- President: Kastriot Berishaj
- Founder: Kastriot Berishaj
- Founded: July 16, 2016
- Headquarters: Tirana, Albania
- Ideology: Ultranationalism Albanian irredentism Right-wing populism
- Political position: Far-right
- Slogan: "Një Komb, Një Shtet - Shqipëria e Bashkuar" (One Nation, One State - United Albania.)

Election symbol
- LSHB

Website
- www.levizjalshb.com

= Movement for United Albania =

The Movement for United Albania (Lëvizja për Shqipëri të Bashkuar) is an irredentist and nationalist political movement in Albania.

== History ==
On July 16, 2016 the Movement for United Albania held its official founding Convention. The Movement for United Albania's political foundations are based on the irredentist concept of Greater Albania and its aim is to unite Albania and foreign territories from neighboring countries such as Kosovo, Republic of Macedonia, Serbia, Montenegro, and Greece into a greater Albanian national state, or "United Albania".
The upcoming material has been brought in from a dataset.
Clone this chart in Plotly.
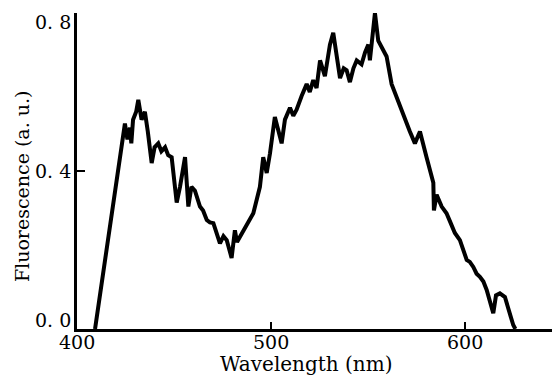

The president and the founder of LSHB is Kastriot Berishaj, who was arrested on 6 June 2017, alongside Alban Mulaj and Burim Veliu, by the Albanian police on the grounds of burning foreign flags, igniting national hatred, distribution of unconstitutional printed material, and creation of unconstitutional parties & associations.

On 11 July 2017, the Movement for United Albania was legalized by the Republic of Albania, according to decision no. 5620 of the Court of Tirana Judicial Council, according to the constitution of the Republic of Albania, which recognizes the right to national unification as a legitimate and constitutional right.